Votes on the credit union bill underscore the differences between the Senate and House Banking committees.

When House Banking approved its credit union bill in late March, Chairman Jim Leach presided over an all-day slugfest in which Democrats and Republicans alike tried to torpedo a compromise bill with killer amendments.

Senate Banking, by contrast, passed tougher bipartisan legislation last week in less than an hour. Granted, Chairman Alfonse M. D'Amato delayed the hearing's start for four hours while Republicans fought behind closed doors over how much to limit business lending by credit unions.

But a deal on the matter was struck, and when the hearing started, Sen. D'Amato shrewdly defended the entire pre-ordained package.

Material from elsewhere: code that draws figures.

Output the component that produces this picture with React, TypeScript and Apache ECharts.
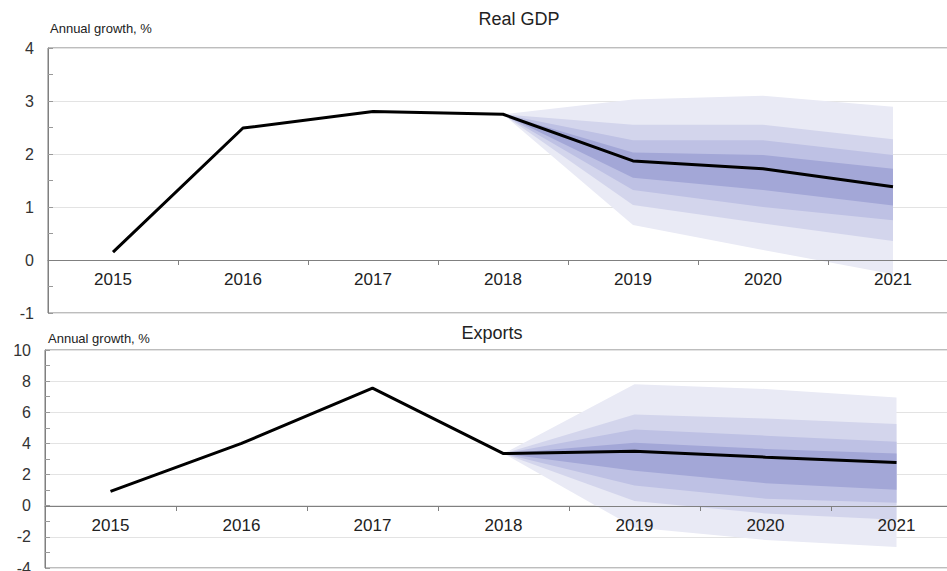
import React, { useEffect, useRef } from "react";
import * as echarts from "echarts";

const years = ["2015", "2016", "2017", "2018", "2019", "2020", "2021"];

// Real GDP, annual growth %
const gdp = [0.15, 2.49, 2.8, 2.75, 1.87, 1.72, 1.38];
// Fan bands (2018..2021), outer to inner
const gdpBand1Upper = [2.75, 3.03, 3.1, 2.89];
const gdpBand1Lower = [2.75, 0.66, 0.19, -0.27];
const gdpBand2Upper = [2.75, 2.55, 2.55, 2.28];
const gdpBand2Lower = [2.75, 1.04, 0.69, 0.36];
const gdpBand3Upper = [2.75, 2.26, 2.26, 1.98];
const gdpBand3Lower = [2.75, 1.32, 1.0, 0.75];
const gdpBand4Upper = [2.75, 2.03, 1.98, 1.72];
const gdpBand4Lower = [2.75, 1.55, 1.32, 1.03];

// Exports, annual growth %
const exportsGrowth = [0.92, 4.0, 7.55, 3.35, 3.5, 3.12, 2.77];
const expBand1Upper = [3.35, 7.8, 7.5, 6.95];
const expBand1Lower = [3.35, -1.4, -2.2, -2.65];
const expBand2Upper = [3.35, 5.85, 5.6, 5.25];
const expBand2Lower = [3.35, 0.3, -0.5, -0.9];
const expBand3Upper = [3.35, 4.9, 4.5, 4.1];
const expBand3Lower = [3.35, 1.3, 0.45, 0.19];
const expBand4Upper = [3.35, 4.05, 3.65, 3.35];
const expBand4Lower = [3.35, 2.25, 1.45, 1.03];

const bandColors = ["#e9eaf5", "#d3d5ec", "#bec1e4", "#a3a7d7"];
const FONT = "'Liberation Sans', Arial, sans-serif";

// Grid geometry (layout only)
const GRID_TOP = { left: 48, right: -11, top: 48, height: 265 };
const GRID_BOTTOM = { left: 45, right: -15, top: 350, height: 218 };

function bandSeries(
  name: string,
  idx: number,
  lower: number[],
  upper: number[],
  color: string
): any[] {
  const lead = years.length - lower.length;
  const pad: (number | null)[] = new Array(lead).fill(null);
  const lowData = [...pad, ...lower];
  const diffData = [...pad, ...upper.map((u, i) => +(u - lower[i]).toFixed(3))];
  const common = {
    type: "line",
    xAxisIndex: idx,
    yAxisIndex: idx,
    stack: name,
    stackStrategy: "all",
    symbol: "none",
    silent: true,
    lineStyle: { width: 0, opacity: 0 },
  };
  return [
    { ...common, name: name + "-base", data: lowData },
    { ...common, name: name + "-fill", data: diffData, areaStyle: { color, opacity: 1 } },
  ];
}

export default function App() {
  const ref = useRef<HTMLDivElement>(null);
  useEffect(() => {
    if (!ref.current) return;
    const chart = echarts.init(ref.current, undefined, { renderer: "svg" });

    const gridCommon = {
      show: true,
      borderColor: "#7a7a7a",
      borderWidth: 1,
      backgroundColor: "transparent",
      containLabel: false,
      outerBoundsMode: "none",
    };

    // offset the category axis up to the value-axis zero
    const zeroOffset = (height: number, min: number, max: number) =>
      -Math.round((height * (0 - min)) / (max - min));

    const xAxisCommon = (gi: number, offset: number) => ({
      type: "category",
      gridIndex: gi,
      data: years,
      boundaryGap: true,
      z: 10,
      offset,
      axisLine: {
        show: true,
        onZero: false,
        lineStyle: { color: "#808080", width: 1 },
      },
      axisTick: { show: true, length: 5, lineStyle: { color: "#808080" } },
      axisLabel: { color: "#222", fontSize: 17, fontFamily: FONT, margin: 11 },
      splitLine: { show: false },
    });

    const yAxisCommon = (gi: number, min: number, max: number, interval: number) => ({
      type: "value",
      gridIndex: gi,
      min,
      max,
      interval,
      axisLine: { show: true, onZero: false, lineStyle: { color: "#808080" } },
      axisTick: { show: true, inside: true, length: 5, lineStyle: { color: "#999" } },
      minorTick: { show: true, splitNumber: 2, length: 5, lineStyle: { color: "#999" } },
      axisLabel: { color: "#333", fontSize: 16, fontFamily: FONT, margin: 14 },
      splitLine: { show: true, lineStyle: { color: "#e3e3e3", width: 1 } },
    });

    const series: any[] = [
      ...bandSeries("g1", 0, gdpBand1Lower, gdpBand1Upper, bandColors[0]),
      ...bandSeries("g2", 0, gdpBand2Lower, gdpBand2Upper, bandColors[1]),
      ...bandSeries("g3", 0, gdpBand3Lower, gdpBand3Upper, bandColors[2]),
      ...bandSeries("g4", 0, gdpBand4Lower, gdpBand4Upper, bandColors[3]),
      {
        type: "line",
        name: "Real GDP",
        xAxisIndex: 0,
        yAxisIndex: 0,
        data: gdp,
        symbol: "none",
        z: 5,
        lineStyle: { color: "#000", width: 3 },
      },
      ...bandSeries("e1", 1, expBand1Lower, expBand1Upper, bandColors[0]),
      ...bandSeries("e2", 1, expBand2Lower, expBand2Upper, bandColors[1]),
      ...bandSeries("e3", 1, expBand3Lower, expBand3Upper, bandColors[2]),
      ...bandSeries("e4", 1, expBand4Lower, expBand4Upper, bandColors[3]),
      {
        type: "line",
        name: "Exports",
        xAxisIndex: 1,
        yAxisIndex: 1,
        data: exportsGrowth,
        symbol: "none",
        z: 5,
        lineStyle: { color: "#000", width: 3 },
      },
    ];

    chart.setOption({
      animation: false,
      backgroundColor: "#fff",
      textStyle: { fontFamily: FONT },
      grid: [
        { ...gridCommon, ...GRID_TOP },
        { ...gridCommon, ...GRID_BOTTOM },
      ],
      xAxis: [
        xAxisCommon(0, zeroOffset(GRID_TOP.height, -1, 4)),
        xAxisCommon(1, zeroOffset(GRID_BOTTOM.height, -4, 10)),
      ],
      yAxis: [yAxisCommon(0, -1, 4, 1), yAxisCommon(1, -4, 10, 2)],
      graphic: [
        {
          type: "text",
          x: 519,
          y: 19,
          style: {
            text: "Real GDP",
            fontSize: 18,
            fontFamily: FONT,
            fill: "#222",
            textAlign: "center",
            textVerticalAlign: "middle",
          },
        },
        {
          type: "text",
          x: 492,
          y: 333,
          style: {
            text: "Exports",
            fontSize: 18,
            fontFamily: FONT,
            fill: "#222",
            textAlign: "center",
            textVerticalAlign: "middle",
          },
        },
        {
          type: "text",
          x: 50,
          y: 28,
          style: {
            text: "Annual growth, %",
            fontSize: 13,
            fontFamily: FONT,
            fill: "#222",
            textAlign: "left",
            textVerticalAlign: "middle",
          },
        },
        {
          type: "text",
          x: 48,
          y: 338,
          style: {
            text: "Annual growth, %",
            fontSize: 13,
            fontFamily: FONT,
            fill: "#222",
            textAlign: "left",
            textVerticalAlign: "middle",
          },
        },
      ],
      series,
    });

    return () => chart.dispose();
  }, []);

  return (
    <div
      ref={ref}
      style={{ position: "fixed", left: 0, top: 0, width: 947, height: 571, background: "#fff" }}
    />
  );
}
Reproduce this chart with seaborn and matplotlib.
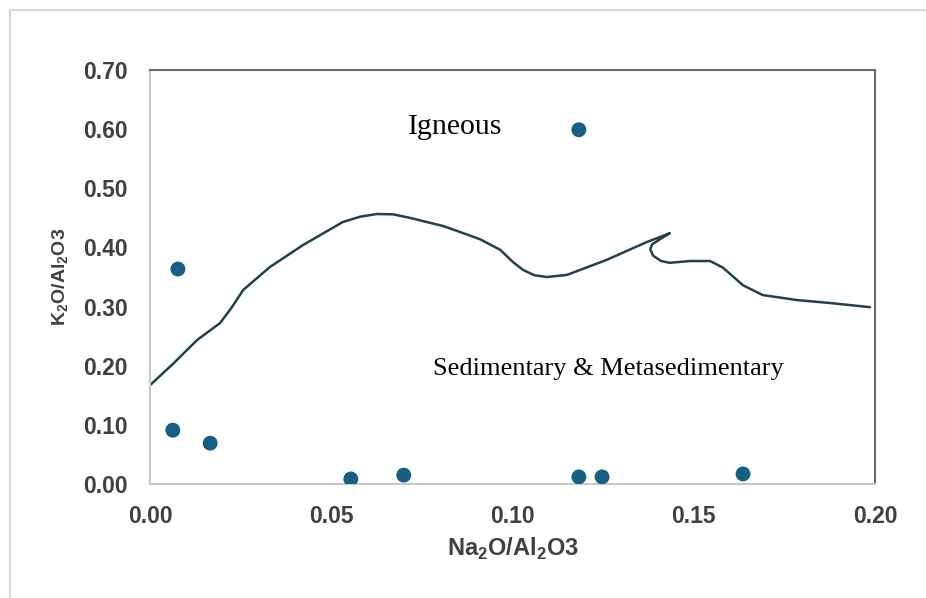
import matplotlib
matplotlib.use("Agg")
import matplotlib.pyplot as plt
import seaborn as sns
import pandas as pd
from matplotlib.lines import Line2D

# sample points
na2o = [0.0077, 0.0063, 0.0166, 0.0554, 0.0700, 0.1183, 0.1183, 0.1247, 0.1636]
k2o = [0.3635, 0.0910, 0.0690, 0.0085, 0.0150, 0.5990, 0.0120, 0.0120, 0.0170]

# igneous / sedimentary boundary line (hand traced)
line_x = [0.0, 0.0065, 0.0130, 0.0193, 0.0225, 0.0257, 0.0331, 0.0422, 0.0532,
          0.0580, 0.0626, 0.0670, 0.0717, 0.0810, 0.0910, 0.0966, 0.1000, 0.1029,
          0.1060, 0.1095, 0.1150, 0.1260, 0.1370, 0.1434, 0.1407, 0.1385, 0.1380,
          0.1388, 0.1410, 0.1434, 0.1490, 0.1545, 0.1580, 0.1610, 0.1636, 0.1690,
          0.1785, 0.1876, 0.1986]
line_y = [0.167, 0.204, 0.2435, 0.272, 0.298, 0.328, 0.367, 0.404, 0.443,
          0.452, 0.4565, 0.4560, 0.450, 0.436, 0.414, 0.396, 0.376, 0.362,
          0.353, 0.350, 0.3535, 0.379, 0.409, 0.424, 0.414, 0.405, 0.397,
          0.386, 0.377, 0.374, 0.377, 0.377, 0.366, 0.350, 0.336, 0.3195,
          0.311, 0.306, 0.299]

x_ticks = [0.00, 0.05, 0.10, 0.15, 0.20]
y_ticks = [0.00, 0.10, 0.20, 0.30, 0.40, 0.50, 0.60, 0.70]

pts = pd.DataFrame({"x": na2o, "y": k2o})
bound = pd.DataFrame({"x": line_x, "y": line_y})

sns.set_style("white")
plt.rcParams["font.family"] = ["Liberation Sans", "DejaVu Sans"]

fig = plt.figure(figsize=(9.26, 5.98), dpi=100)
ax = fig.add_axes([150 / 926, 1 - 484 / 598, 725 / 926, 414 / 598])

sns.lineplot(data=bound, x="x", y="y", sort=False, estimator=None,
             color="#23404d", linewidth=1.8, ax=ax)
sns.scatterplot(data=pts, x="x", y="y", color="#156082", s=115,
                edgecolor="none", ax=ax, zorder=3)

ax.set_xlim(0, 0.20)
ax.set_ylim(0, 0.70)
ax.set_xticks(x_ticks)
ax.set_yticks(y_ticks)
ax.set_xticklabels([f"{v:.2f}" for v in x_ticks])
ax.set_yticklabels([f"{v:.2f}" for v in y_ticks])
ax.tick_params(length=0, labelsize=16.5, colors="#404040")
ax.tick_params(axis="y", pad=16)
ax.tick_params(axis="x", pad=15)
for lab in ax.get_xticklabels() + ax.get_yticklabels():
    lab.set_fontweight("bold")

ax.spines["left"].set_color("#c8c8c8")
ax.spines["bottom"].set_color("#c8c8c8")
ax.spines["top"].set_color("#6a6a6a")
ax.spines["right"].set_color("#6a6a6a")
for s in ax.spines.values():
    s.set_linewidth(1.5)

ax.set_xlabel(r"Na$_\mathregular{2}$O/Al$_\mathregular{2}$O3", fontsize=17,
              fontweight="bold", color="#404040", labelpad=6)
ax.set_ylabel(r"K$_\mathregular{2}$O/Al$_\mathregular{2}$O3", fontsize=14,
              fontweight="bold", color="#404040", labelpad=9)

ax.text(0.0842, 0.603, "Igneous", family="Liberation Serif", fontsize=21.5,
        ha="center", va="center", color="black")
ax.text(0.1265, 0.194, "Sedimentary & Metasedimentary", family="Liberation Serif",
        fontsize=19, ha="center", va="center", color="black")

# outer frame (screenshot border, only left and top visible)
fig.add_artist(Line2D([10 / 926, 10 / 926], [0, 1 - 10 / 598],
                      transform=fig.transFigure, color="#d9d9d9", linewidth=1.5))
fig.add_artist(Line2D([10 / 926, 1], [1 - 10 / 598, 1 - 10 / 598],
                      transform=fig.transFigure, color="#d9d9d9", linewidth=1.5))

fig.savefig("out.png", dpi=100)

"I really don't think this is the place to offer that amendment," the New York Republican told Sen. Richard Shelby, R-Ala., after he proposed dropping community reinvestment requirements for small banks.

"I urge my colleagues at this point in time to exercise some restraint," Sen. D'Amato said before casting his vote with the Democrats and defeating Sen. Shelby's amendment.

When Sen. Phil Gramm, R-Tex., proposed cutting credit unions' community reinvestment requirements from the legislation, Sen. D'Amato lectured him about the political practicality of keeping the bill intact. "Senator, you are too gifted a legislator and too knowledgeable not to know these provisions were contained in the House bill." Sen. Gramm withdrew the amendment and voted for the bill.

House Banking held another marathon session last week as a hearing on megamergers featured 23 witnesses.

After opening statements dragged on for 30 minutes with no end in sight, committee Chairman Leach urged his colleagues to cut their remarks short and let the testimony begin.

Rep. Barney Frank offered a solution inspired by the bank consolidation frenzy itself. "Maybe members could merge their statements and eliminate overlap," the Massachusetts Democrat quipped.

During the hearing, officials from the Treasury Department and the Federal Reserve Board revealed their positions on financial reform remain far apart. Fed Governor Laurence H. Meyer staunchly defended his agency's position that expanded powers for banks should be conducted through holding company affiliates, which are regulated by the Fed.

He argued that the agency could not fulfill its role of guardian against financial crises if banking organizations abandoned the holding company structure to do new business in direct subsidiaries that are subsidized by the federal safety net.

But John D. Hawke Jr., the Treasury's under secretary for domestic finance, emphatically responded that operating subsidiaries are safe, unsubsidized, and entitled to broad financial powers. "This comes down, as Governor Meyer I think very candidly conceded, to a question of concern about the Federal Reserve's jurisdiction," Mr. Hawke said.

"It is just for reasons like this that we have been hesitant to make this point," Mr. Meyer replied, denying any power grab. "What we are talking about is something very profound and important."